### Given records
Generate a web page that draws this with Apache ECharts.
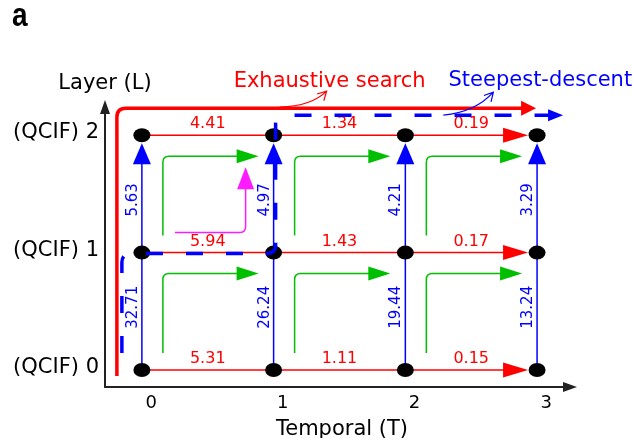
<!DOCTYPE html>
<html><head><meta charset="utf-8">
<script src="https://cdn.jsdelivr.net/npm/echarts@6/dist/echarts.min.js"></script>
<style>html,body{margin:0;padding:0;background:#fff}#c{width:633px;height:438px}</style>
</head><body><div id="c"></div>
<script>
// ---- data ----
const temporalTicks = ['0', '1', '2', '3'];
const layerTicks = ['(QCIF) 0', '(QCIF) 1', '(QCIF) 2'];
// temporal transition costs (T -> T+1) on each layer
const temporalCostL0 = [5.31, 1.11, 0.15];
const temporalCostL1 = [5.94, 1.43, 0.17];
const temporalCostL2 = [4.41, 1.34, 0.19];
// layer transition costs (L -> L+1) at each temporal index
const layerCost01 = [32.71, 26.24, 19.44, 13.24];
const layerCost12 = [5.63, 4.97, 4.21, 3.29];
// diagonal (temporal+layer) moves, given by lower-left node [T, L]
const diagonalMoves = [[0, 0], [1, 0], [2, 0], [0, 1], [1, 1], [2, 1]];
const highlightedMove = [[0, 1]];
// search paths through [T, L]
const exhaustivePath = [[0, 0], [0, 2], [3, 2]];
const steepestPath = [[0, 0], [0, 1], [1, 1], [1, 2], [3, 2]];
const pathNames = ['Exhaustive search', 'Steepest-descent'];

// ---- styles ----
const RED = '#ff0000', BLUE = '#0000ff', GREEN = '#00bf00', MAGENTA = '#ff1aff';
const FONT = '"DejaVu Sans", Verdana, sans-serif';

const temporalCosts = [temporalCostL0, temporalCostL1, temporalCostL2];
const layerCosts = [layerCost01, layerCost12];
const hData = [];
temporalCosts.forEach((row, l) => row.forEach((c, t) => hData.push([t, l, c])));
const vData = [];
layerCosts.forEach((col, l) => col.forEach((c, t) => vData.push([t, l, c])));
const nodeData = [];
layerTicks.forEach((_, l) => temporalTicks.forEach((_, t) => nodeData.push([t, l])));
const lastT = temporalTicks.length - 1, lastL = layerTicks.length - 1;

function tri(tip, ux, uy, len, hw, color) {
  const bx = tip[0] - ux * len, by = tip[1] - uy * len;
  const px = -uy, py = ux;
  return { type: 'polygon', shape: { points: [tip, [bx + px * hw, by + py * hw], [bx - px * hw, by - py * hw]] }, style: { fill: color } };
}

function renderHorizontal(params, api) {
  const t = api.value(0), l = api.value(1), cost = api.value(2);
  const p0 = api.coord([t, l]), p1 = api.coord([t + 1, l]);
  const last = (t + 1 === lastT);
  const ch = [];
  ch.push({ type: 'line', shape: { x1: p0[0], y1: p0[1], x2: last ? p1[0] - 25 : p1[0], y2: p1[1] }, style: { stroke: RED, lineWidth: 1.5 } });
  if (last) ch.push(tri([p1[0] - 9, p1[1]], 1, 0, 25, 7.5, RED));
  ch.push({ type: 'text', x: (p0[0] + p1[0]) / 2, y: p0[1] - 11, style: { text: cost.toFixed(2), fill: RED, font: '16px ' + FONT, align: 'center', verticalAlign: 'middle' } });
  return { type: 'group', children: ch };
}

function renderVertical(params, api) {
  const t = api.value(0), l = api.value(1), cost = api.value(2);
  const p0 = api.coord([t, l]), p1 = api.coord([t, l + 1]);
  const top = (l + 1 === lastL);
  const ch = [];
  ch.push({ type: 'line', shape: { x1: p0[0], y1: p0[1], x2: p1[0], y2: top ? p1[1] + 20 : p1[1] }, style: { stroke: BLUE, lineWidth: 1.5 } });
  if (top) ch.push(tri([p1[0], p1[1] + 8], 0, -1, 21, 9, BLUE));
  ch.push({ type: 'text', x: p0[0] - 9, y: (p0[1] + p1[1]) / 2 + (top ? 6 : -4), rotation: Math.PI / 2, style: { text: cost.toFixed(2), fill: BLUE, font: '15px ' + FONT, align: 'center', verticalAlign: 'middle' } });
  return { type: 'group', children: ch };
}

function renderDiagonal(params, api) {
  const t = api.value(0), l = api.value(1);
  const p0 = api.coord([t, l]), p1 = api.coord([t + 1, l + 1]);
  const x = p0[0] + 21, yb = p0[1] - 17, yt = p1[1] + 21, tip = p1[0] - 15, r = 6;
  return { type: 'group', children: [
    { type: 'path', shape: { pathData: `M${x} ${yb}L${x} ${yt + r}Q${x} ${yt} ${x + r} ${yt}L${tip - 20} ${yt}` }, style: { fill: 'none', stroke: GREEN, lineWidth: 1.5 } },
    tri([tip, yt], 1, 0, 22, 7, GREEN)
  ] };
}

function renderHighlight(params, api) {
  const t = api.value(0), l = api.value(1);
  const p0 = api.coord([t, l]), p1 = api.coord([t + 1, l + 1]);
  const x0 = p0[0] + 33, y0 = p0[1] - 20, x1 = p1[0] - 28, tipY = p1[1] + 32, r = 6;
  return { type: 'group', children: [
    { type: 'path', shape: { pathData: `M${x0} ${y0}L${x1 - r} ${y0}Q${x1} ${y0} ${x1} ${y0 - r}L${x1} ${tipY + 18}` }, style: { fill: 'none', stroke: MAGENTA, lineWidth: 1.5 } },
    tri([x1, tipY], 0, -1, 22, 8.5, MAGENTA)
  ] };
}

function roundedPath(pts, r, shorten) {
  let d = `M${pts[0][0]} ${pts[0][1]}`;
  for (let i = 1; i < pts.length - 1; i++) {
    const [px, py] = pts[i - 1], [cx, cy] = pts[i], [nx, ny] = pts[i + 1];
    const l1 = Math.hypot(cx - px, cy - py), l2 = Math.hypot(nx - cx, ny - cy);
    const rr = Math.min(r, l1 / 2, l2 / 2);
    d += `L${cx + (px - cx) / l1 * rr} ${cy + (py - cy) / l1 * rr}Q${cx} ${cy} ${cx + (nx - cx) / l2 * rr} ${cy + (ny - cy) / l2 * rr}`;
  }
  const a = pts[pts.length - 2], b = pts[pts.length - 1];
  const L = Math.hypot(b[0] - a[0], b[1] - a[1]);
  d += `L${b[0] - (b[0] - a[0]) / L * shorten} ${b[1] - (b[1] - a[1]) / L * shorten}`;
  return d;
}

function pointer(s, c, e, color) {
  const dx = e[0] - c[0], dy = e[1] - c[1], L = Math.hypot(dx, dy), ux = dx / L, uy = dy / L;
  const a = 0.5, len = 10;
  const w1 = [e[0] - len * (ux * Math.cos(a) - uy * Math.sin(a)), e[1] - len * (uy * Math.cos(a) + ux * Math.sin(a))];
  const w2 = [e[0] - len * (ux * Math.cos(-a) - uy * Math.sin(-a)), e[1] - len * (uy * Math.cos(-a) + ux * Math.sin(-a))];
  return { type: 'path', shape: { pathData: `M${s[0]} ${s[1]}Q${c[0]} ${c[1]} ${e[0]} ${e[1]}M${w1[0]} ${w1[1]}L${e[0]} ${e[1]}L${w2[0]} ${w2[1]}` }, style: { fill: 'none', stroke: color, lineWidth: 1.2 } };
}

function pathSeries(path, offsets, color, dash, arrowHW, name, anchorPt, ann) {
  return {
    type: 'custom', z: 6, silent: true, data: path,
    renderItem: function (params, api) {
      if (params.dataIndex !== 0) return null;
      const pts = path.map((p, i) => { const c = api.coord(p); return [c[0] + offsets[i][0], c[1] + offsets[i][1]]; });
      const n = pts.length, a = pts[n - 2], b = pts[n - 1];
      const L = Math.hypot(b[0] - a[0], b[1] - a[1]);
      const anc = api.coord(anchorPt);
      const P = (o) => [anc[0] + o[0], anc[1] + o[1]];
      return { type: 'group', children: [
        { type: 'path', shape: { pathData: roundedPath(pts, 9, 12) }, style: { fill: 'none', stroke: color, lineWidth: 3.5, lineDash: dash, lineCap: 'butt' } },
        tri(b, (b[0] - a[0]) / L, (b[1] - a[1]) / L, 15, arrowHW, color),
        pointer(P(ann.s), P(ann.c), P(ann.e), color),
        { type: 'text', x: anc[0] + ann.t[0], y: anc[1] + ann.t[1], style: { text: name, fill: color, font: '21px ' + FONT, align: 'center', verticalAlign: 'middle' } }
      ] };
    }
  };
}

const chart = echarts.init(document.getElementById('c'), null, { renderer: 'canvas' });
chart.setOption({
  animation: false,
  backgroundColor: '#fff',
  grid: { left: 105, right: 63, top: 107, bottom: 51, containLabel: false, outerBoundsMode: 'none' },
  graphic: [{ type: 'text', x: 12, y: 0, scaleY: 1.2, style: { text: 'a', font: 'bold 28px "Liberation Sans", Arial, sans-serif', fill: '#000', verticalAlign: 'top' } }],
  xAxis: {
    type: 'value', min: -0.28, max: 3.25,
    splitLine: { show: false }, axisTick: { show: false },
    axisLine: { onZero: false, lineStyle: { color: '#222', width: 2 }, symbol: ['none', 'triangle'], symbolSize: [10, 14] },
    axisLabel: { customValues: temporalTicks.map((_, i) => i + 0.07), formatter: (v) => temporalTicks[Math.round(v)], margin: 7, color: '#000', fontSize: 18, fontFamily: FONT },
    name: 'Temporal (T)', nameLocation: 'middle', nameGap: 32,
    nameTextStyle: { color: '#000', fontSize: 21, fontFamily: FONT, padding: [0, 0, 0, 9] }
  },
  yAxis: {
    type: 'value', min: -0.145, max: 2.24,
    splitLine: { show: false }, axisTick: { show: false },
    axisLine: { onZero: false, lineStyle: { color: '#222', width: 2 }, symbol: ['none', 'triangle'], symbolSize: [10, 14] },
    axisLabel: { customValues: layerTicks.map((_, i) => i + 0.02), formatter: (v) => layerTicks[Math.round(v)], margin: 6, color: '#000', fontSize: 21, fontFamily: FONT },
    name: 'Layer (L)', nameLocation: 'end', nameGap: 13,
    nameTextStyle: { color: '#000', fontSize: 21, fontFamily: FONT }
  },
  series: [
    { type: 'custom', z: 2, silent: true, data: diagonalMoves, renderItem: renderDiagonal },
    { type: 'custom', z: 2, silent: true, data: highlightedMove, renderItem: renderHighlight },
    { type: 'custom', z: 3, silent: true, data: hData, renderItem: renderHorizontal },
    { type: 'custom', z: 3, silent: true, data: vData, renderItem: renderVertical },
    { type: 'scatter', z: 5, silent: true, data: nodeData,
      symbol: 'path://M0 10A10 10 0 1 0 20 10A10 10 0 1 0 0 10Z', symbolSize: [17, 14],
      itemStyle: { color: '#000', opacity: 1 } },
    pathSeries(exhaustivePath, [[-25, 6], [-25, -27], [-1, -27]], RED, null, 7.5, pathNames[0], [1, 2],
      { s: [6, -28], c: [38, -29], e: [53, -44], t: [56, -54] }),
    pathSeries(steepestPath, [[-20, -17], [-20, 1], [2, 1], [2, -20], [26, -20]], BLUE, [17, 23], 6, pathNames[1], [2, 2],
      { s: [38, -20], c: [70, -23], e: [88, -43], t: [135, -55] })
  ]
});
</script>
</body></html>
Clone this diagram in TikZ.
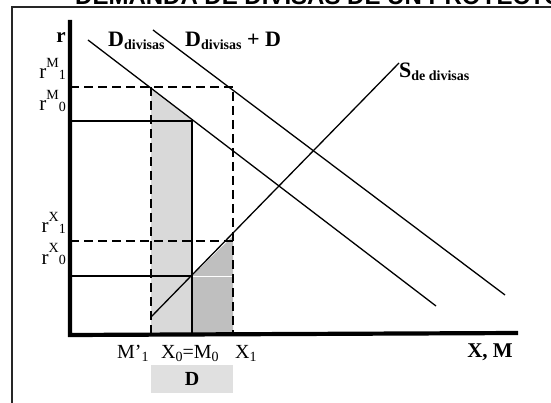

### Request
Please quote the lines of the material, beginning with the first and ending with the one that contains "const pathNames = ['Exhaustive", exactly as written and without any pictures.

### Task result
Generate a web page that draws this with Apache ECharts.
<!DOCTYPE html>
<html><head><meta charset="utf-8">
<script src="https://cdn.jsdelivr.net/npm/echarts@6/dist/echarts.min.js"></script>
<style>html,body{margin:0;padding:0;background:#fff}#c{width:633px;height:438px}</style>
</head><body><div id="c"></div>
<script>
// ---- data ----
const temporalTicks = ['0', '1', '2', '3'];
const layerTicks = ['(QCIF) 0', '(QCIF) 1', '(QCIF) 2'];
// temporal transition costs (T -> T+1) on each layer
const temporalCostL0 = [5.31, 1.11, 0.15];
const temporalCostL1 = [5.94, 1.43, 0.17];
const temporalCostL2 = [4.41, 1.34, 0.19];
// layer transition costs (L -> L+1) at each temporal index
const layerCost01 = [32.71, 26.24, 19.44, 13.24];
const layerCost12 = [5.63, 4.97, 4.21, 3.29];
// diagonal (temporal+layer) moves, given by lower-left node [T, L]
const diagonalMoves = [[0, 0], [1, 0], [2, 0], [0, 1], [1, 1], [2, 1]];
const highlightedMove = [[0, 1]];
// search paths through [T, L]
const exhaustivePath = [[0, 0], [0, 2], [3, 2]];
const steepestPath = [[0, 0], [0, 1], [1, 1], [1, 2], [3, 2]];
const pathNames = ['Exhaustive search', 'Steepest-descent'];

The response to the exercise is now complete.